On November 9, the European institutions met to reach a provisional agreement on the text of the European nature restoration law. The Biodiversity Coalition is left with mixed feelings. “We are pleased that the agreement once again includes all the ecosystems that were originally included in the bill, but the articles have been watered down compared to the European Commission’s proposal and the position of the Council. It is disappointing to see that many exceptions have been included and that the obligations for Member States are too flexible.”
Last spring, party political games at Belgian and European level almost prevented a European nature restoration law from seeing the light of day. This turbulent episode ended with the adoption of a much watered-down compromise proposal on the law by the European Parliament in July. The three European institutions then had to look for a consensus that took shape in yesterday’s preliminary agreement.
It is now up to the Member States to make their final judgment on the legal text. Last spring, Belgium did not fully support the law, mainly due to opposition from the Flemish side. The Biodiversity Coalition is now calling for full support. “Despite the many concessions, this preliminary agreement is an important starting point for making nature in Belgium and Europe healthy again.” says Reine Spiessens biodiversity policy officer WWF Belgium and coordinator of the Biodiversity Coalition.
“To the Flemish government to take responsibility and support the proposal so that Belgium can take a positive position in the EU Council of Ministers. To our Flemish representatives in the EU Parliament to vote in favor of the compromise text and to commit themselves to the interests from all of us,” says Anja Delief, Policy Officer at Natuurpunt.
A necessity for the climate and our society
It is imperative to restore Belgian nature, as 95% of our natural habitats are in a poor state of conservation. A healthy natural environment is our best ally against the climate crisis: natural ecosystems such as forests, oceans and wetlands have absorbed 54% of human CO2 emissions over the past decade. A healthy natural environment can also provide better protection against extreme weather conditions such as floods and drought. Biodiversity is also fundamental to our food security. Nearly 75% of all crops worldwide that produce fruits and seeds for human consumption depend on pollinators. In addition, it is estimated that more than 50% of global GDP is dependent on nature and, according to the World Health Organization (WHO), poor environmental quality is responsible for one in eight deaths. The benefits of nature restoration are on average ten times higher than the costs.
Broad social support
More than 1 million European citizens, including more than 33,500 Belgians, have already signed for the law. At the same time, more than 6,000 scientists, 100+ companies, more than 200 NGOs and countless climate activists from across Europe pushed for this much-needed law.

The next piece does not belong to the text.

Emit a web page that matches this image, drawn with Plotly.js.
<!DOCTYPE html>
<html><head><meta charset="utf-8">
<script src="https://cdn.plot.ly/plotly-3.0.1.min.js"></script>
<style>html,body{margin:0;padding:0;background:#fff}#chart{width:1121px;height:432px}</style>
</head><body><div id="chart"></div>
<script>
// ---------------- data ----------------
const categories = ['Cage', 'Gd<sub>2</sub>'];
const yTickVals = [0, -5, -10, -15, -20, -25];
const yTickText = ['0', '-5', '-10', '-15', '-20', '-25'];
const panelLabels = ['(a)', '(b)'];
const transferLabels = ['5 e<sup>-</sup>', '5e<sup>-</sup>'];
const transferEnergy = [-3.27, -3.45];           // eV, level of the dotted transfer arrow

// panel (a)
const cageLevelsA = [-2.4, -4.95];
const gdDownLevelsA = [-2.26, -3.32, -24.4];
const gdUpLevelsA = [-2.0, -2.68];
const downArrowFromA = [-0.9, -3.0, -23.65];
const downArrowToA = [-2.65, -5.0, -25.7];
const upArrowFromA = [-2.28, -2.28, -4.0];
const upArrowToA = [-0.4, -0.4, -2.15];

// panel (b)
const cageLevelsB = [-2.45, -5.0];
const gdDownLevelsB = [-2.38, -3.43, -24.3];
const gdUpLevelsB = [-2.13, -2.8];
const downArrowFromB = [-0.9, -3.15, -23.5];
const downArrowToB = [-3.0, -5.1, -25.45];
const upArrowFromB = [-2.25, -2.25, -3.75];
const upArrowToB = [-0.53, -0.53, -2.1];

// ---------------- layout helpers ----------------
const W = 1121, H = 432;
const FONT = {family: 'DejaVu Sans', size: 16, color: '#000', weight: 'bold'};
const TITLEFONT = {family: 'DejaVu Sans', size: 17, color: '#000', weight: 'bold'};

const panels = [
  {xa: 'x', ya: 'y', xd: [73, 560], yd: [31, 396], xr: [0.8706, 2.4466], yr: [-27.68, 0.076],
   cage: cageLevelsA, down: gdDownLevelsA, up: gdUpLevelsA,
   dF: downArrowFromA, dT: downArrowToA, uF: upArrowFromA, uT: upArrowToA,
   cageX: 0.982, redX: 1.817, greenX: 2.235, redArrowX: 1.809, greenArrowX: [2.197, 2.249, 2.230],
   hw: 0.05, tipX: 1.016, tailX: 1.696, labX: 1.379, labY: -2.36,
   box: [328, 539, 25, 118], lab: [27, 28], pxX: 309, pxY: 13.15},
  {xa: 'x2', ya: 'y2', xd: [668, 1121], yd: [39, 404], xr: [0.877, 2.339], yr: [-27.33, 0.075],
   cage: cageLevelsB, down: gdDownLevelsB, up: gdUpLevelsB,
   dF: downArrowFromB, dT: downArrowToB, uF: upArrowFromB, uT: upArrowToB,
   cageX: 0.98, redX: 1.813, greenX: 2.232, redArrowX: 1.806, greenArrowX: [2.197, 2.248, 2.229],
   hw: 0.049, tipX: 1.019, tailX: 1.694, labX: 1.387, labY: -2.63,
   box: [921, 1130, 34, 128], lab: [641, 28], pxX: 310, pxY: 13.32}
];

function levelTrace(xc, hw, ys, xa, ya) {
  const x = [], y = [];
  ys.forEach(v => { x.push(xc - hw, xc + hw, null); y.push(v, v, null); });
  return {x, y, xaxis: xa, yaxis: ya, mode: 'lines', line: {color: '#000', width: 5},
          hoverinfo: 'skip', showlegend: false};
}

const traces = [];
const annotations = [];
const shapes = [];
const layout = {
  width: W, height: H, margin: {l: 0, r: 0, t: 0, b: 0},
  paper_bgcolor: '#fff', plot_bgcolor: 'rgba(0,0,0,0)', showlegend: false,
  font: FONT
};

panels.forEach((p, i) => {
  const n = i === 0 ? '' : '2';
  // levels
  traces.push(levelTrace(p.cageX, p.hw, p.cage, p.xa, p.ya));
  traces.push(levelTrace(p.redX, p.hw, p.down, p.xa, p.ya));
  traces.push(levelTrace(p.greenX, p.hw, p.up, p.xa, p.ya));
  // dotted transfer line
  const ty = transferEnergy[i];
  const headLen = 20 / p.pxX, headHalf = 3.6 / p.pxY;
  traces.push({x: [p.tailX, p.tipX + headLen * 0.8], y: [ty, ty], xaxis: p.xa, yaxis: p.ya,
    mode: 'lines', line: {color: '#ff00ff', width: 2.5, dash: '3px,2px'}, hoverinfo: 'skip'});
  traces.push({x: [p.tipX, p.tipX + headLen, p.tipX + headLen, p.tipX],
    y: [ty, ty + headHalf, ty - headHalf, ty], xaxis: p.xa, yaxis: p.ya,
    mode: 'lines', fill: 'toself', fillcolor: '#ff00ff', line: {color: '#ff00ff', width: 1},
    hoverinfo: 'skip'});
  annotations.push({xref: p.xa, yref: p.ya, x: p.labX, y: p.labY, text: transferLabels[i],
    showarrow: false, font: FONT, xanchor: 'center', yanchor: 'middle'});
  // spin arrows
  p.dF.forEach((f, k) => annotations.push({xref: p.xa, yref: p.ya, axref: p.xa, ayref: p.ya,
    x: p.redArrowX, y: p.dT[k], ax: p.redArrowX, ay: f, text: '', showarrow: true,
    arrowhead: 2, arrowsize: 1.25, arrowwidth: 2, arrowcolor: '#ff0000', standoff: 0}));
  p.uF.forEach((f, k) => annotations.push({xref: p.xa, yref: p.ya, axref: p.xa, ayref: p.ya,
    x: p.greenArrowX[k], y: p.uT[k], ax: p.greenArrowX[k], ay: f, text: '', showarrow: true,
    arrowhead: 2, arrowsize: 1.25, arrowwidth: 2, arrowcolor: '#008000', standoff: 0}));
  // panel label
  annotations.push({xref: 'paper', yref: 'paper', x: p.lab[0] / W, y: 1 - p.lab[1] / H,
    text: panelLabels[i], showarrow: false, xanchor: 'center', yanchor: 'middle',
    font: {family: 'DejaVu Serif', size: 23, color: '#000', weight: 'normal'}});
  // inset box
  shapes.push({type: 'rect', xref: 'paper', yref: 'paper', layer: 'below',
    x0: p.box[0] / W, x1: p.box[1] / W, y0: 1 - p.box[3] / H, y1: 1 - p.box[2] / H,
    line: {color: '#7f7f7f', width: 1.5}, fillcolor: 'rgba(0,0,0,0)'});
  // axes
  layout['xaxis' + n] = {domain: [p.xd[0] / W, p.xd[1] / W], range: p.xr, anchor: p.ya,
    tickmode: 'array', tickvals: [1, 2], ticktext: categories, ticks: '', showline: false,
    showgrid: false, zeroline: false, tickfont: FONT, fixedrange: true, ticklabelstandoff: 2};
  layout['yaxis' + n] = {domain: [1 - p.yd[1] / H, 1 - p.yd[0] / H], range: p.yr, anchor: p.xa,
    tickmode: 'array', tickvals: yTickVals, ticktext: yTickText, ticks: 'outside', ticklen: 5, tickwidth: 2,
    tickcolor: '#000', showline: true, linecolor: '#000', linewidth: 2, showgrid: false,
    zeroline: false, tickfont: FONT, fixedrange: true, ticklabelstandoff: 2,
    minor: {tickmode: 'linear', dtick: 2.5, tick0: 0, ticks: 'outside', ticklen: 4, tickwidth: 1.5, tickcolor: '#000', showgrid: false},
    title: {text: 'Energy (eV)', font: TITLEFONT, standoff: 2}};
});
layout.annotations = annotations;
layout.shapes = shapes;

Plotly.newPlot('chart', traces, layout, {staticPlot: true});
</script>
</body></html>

Let us also not forget that during the BeWild conference, organized by WWF on October 19, all Walloon political parties expressed their support for the restoration of 30% of degraded natural habitats by 2030. The Biodiversity Coalition hopes that Flanders will now show the same commitment .
It’s Belgium’s turn
Our ministers must respect the international commitments on nature that Belgium has entered into. For example, Belgium co-approved the global biodiversity agreement at COP15 in Montreal last year. The European Nature Restoration Act helps implement this agreement.
Not only the ministers, but also the Belgian members of the European Parliament’s Environment Committee – Frédérique Ries (MR), Maria Arena (PS), Sarah Matthieu (Green) and Cindy Franssen (CD&V) – will have to vote on the text at the end of November . This vote will also be decisive for the law.

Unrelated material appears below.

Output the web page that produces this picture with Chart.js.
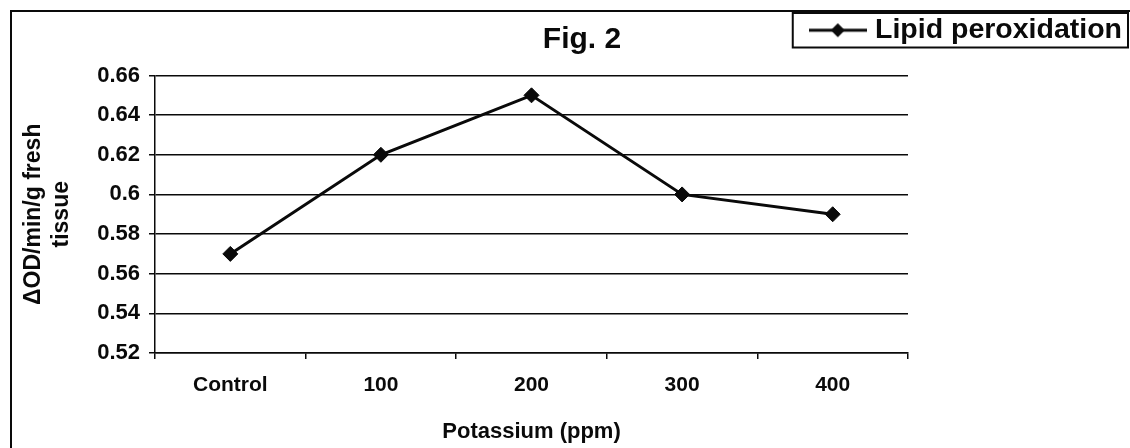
<!DOCTYPE html>
<html>
<head>
<meta charset="utf-8">
<script src="https://cdn.jsdelivr.net/npm/chart.js@4"></script>
<style>
  html, body { margin: 0; padding: 0; background: #fff; overflow: hidden; }
  canvas { display: block; }
</style>
</head>
<body>
<canvas id="chart" width="1130" height="448"></canvas>
<script>
const categories = ['Control', '100', '200', '300', '400'];
const lipidPeroxidation = [0.57, 0.62, 0.65, 0.60, 0.59];
const yTickValues = [0.52, 0.54, 0.56, 0.58, 0.60, 0.62, 0.64, 0.66];
const seriesLabel = 'Lipid peroxidation';
const chartTitle = 'Fig. 2';
const xTitle = 'Potassium (ppm)';
const yTitle = ['\u0394OD/min/g fresh', 'tissue'];

const FONT = "'Liberation Sans', Arial, sans-serif";
const INK = '#0a0a0a';

// legend symbol: short line with a diamond in the middle
function makeLegendSymbol() {
  const c = document.createElement('canvas');
  c.width = 58;
  c.height = 18;
  const g = c.getContext('2d');
  g.strokeStyle = INK;
  g.lineWidth = 3;
  g.beginPath();
  g.moveTo(0, 9);
  g.lineTo(58, 9);
  g.stroke();
  g.fillStyle = INK;
  g.beginPath();
  g.moveTo(29, 2);
  g.lineTo(36, 9);
  g.lineTo(29, 16);
  g.lineTo(22, 9);
  g.closePath();
  g.fill();
  return c;
}

const decorations = {
  id: 'decorations',
  beforeDraw(chart) {
    const { ctx } = chart;
    ctx.save();
    ctx.fillStyle = '#fff';
    ctx.fillRect(0, 0, chart.width, chart.height);
    ctx.strokeStyle = INK;
    ctx.lineWidth = 2;
    ctx.strokeRect(11, 11, 2000, 2000);
    ctx.restore();
  },
  afterDraw(chart) {
    const { ctx } = chart;
    ctx.save();
    ctx.fillStyle = INK;
    ctx.font = 'bold 30px ' + FONT;
    ctx.textAlign = 'center';
    ctx.textBaseline = 'middle';
    ctx.fillText(chartTitle, 582, 40);

    const hb = chart.legend.legendHitBoxes[0];
    if (hb) {
      ctx.strokeStyle = INK;
      ctx.lineWidth = 2;
      ctx.strokeRect(hb.left - 22, hb.top - 3, hb.width + 28, hb.height + 6);
    }
    ctx.restore();
  },
};

new Chart(document.getElementById('chart'), {
  type: 'line',
  data: {
    labels: categories,
    datasets: [{
      label: seriesLabel,
      data: lipidPeroxidation,
      borderColor: INK,
      borderWidth: 3,
      backgroundColor: INK,
      pointStyle: 'rectRot',
      pointRadius: 7.5,
      pointBackgroundColor: INK,
      pointBorderColor: INK,
      pointBorderWidth: 1,
      tension: 0,
      xAxisID: 'x',
      yAxisID: 'y',
    }],
  },
  options: {
    responsive: false,
    devicePixelRatio: 1,
    animation: false,
    layout: { padding: { top: 8, left: 0, right: 0, bottom: 0 } },
    plugins: {
      title: { display: false },
      tooltip: { enabled: false },
      legend: {
        position: 'top',
        align: 'end',
        labels: {
          usePointStyle: true,
          pointStyle: makeLegendSymbol(),
          pointStyleWidth: 46,
          padding: 8,
          color: INK,
          font: { family: FONT, size: 28.5, weight: 'bold' },
        },
      },
    },
    scales: {
      x: {
        type: 'category',
        position: 'bottom',
        offset: true,
        grid: {
          offset: true,
          drawOnChartArea: false,
          drawTicks: true,
          tickLength: 6,
          color: INK,
          lineWidth: 1.5,
        },
        border: { display: true, color: INK, width: 1.5 },
        ticks: {
          padding: 14,
          color: INK,
          font: { family: FONT, size: 21, weight: 'bold' },
        },
        title: {
          display: true,
          text: xTitle,
          color: INK,
          font: { family: FONT, size: 22, weight: 'bold' },
          padding: { top: 0, bottom: 3 },
        },
        afterFit(scale) { scale.height = 95; },
      },
      xTop: {
        type: 'category',
        position: 'top',
        labels: categories,
        grid: { display: false },
        border: { display: false },
        ticks: { display: false },
        afterFit(scale) { scale.height = 21; },
      },
      y: {
        type: 'linear',
        position: 'left',
        min: 0.52,
        max: 0.66,
        afterBuildTicks(scale) {
          scale.ticks = yTickValues.map(v => ({ value: v }));
        },
        grid: {
          color: INK,
          lineWidth: 1.5,
          drawTicks: true,
          tickLength: 6,
        },
        border: { display: true, color: INK, width: 1.5 },
        ticks: {
          padding: 9,
          color: INK,
          font: { family: FONT, size: 22, weight: 'bold' },
          callback: value => String(+value.toFixed(2)),
        },
        title: {
          display: true,
          text: yTitle,
          color: INK,
          font: { family: FONT, size: 23, weight: 'bold', lineHeight: 1.25 },
          padding: { top: 19, bottom: 0 },
        },
        afterFit(scale) { scale.width = 155; },
      },
      yRight: {
        type: 'linear',
        position: 'right',
        min: 0.52,
        max: 0.66,
        grid: { display: false },
        border: { display: false },
        ticks: { display: false },
        afterFit(scale) { scale.width = 222; },
      },
    },
  },
  plugins: [decorations],
});
</script>
</body>
</html>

Finally, Belgium will be President of the Council of the EU from January and as a country we have the opportunity to successfully guide this law across the finish line and thus break with the past of degradation and offer the European environment a brighter future.
The Biodiversity Coalition calls on all our political representatives to take their responsibility and support a law that, despite its shortcomings, will benefit biodiversity, the climate and society.
About the Belgian Biodiversity Coalition
The Belgian Biodiversity Coalition is a partnership of WWF, BOS+, Greenpeace, Natagora, Natuurpunt, Canopea and Bond Beter Leefmilieu. The coalition’s mission is to halt and reverse the loss of biodiversity in Belgium and its footprint areas through joint advocacy among Belgian federal and regional political decision-makers.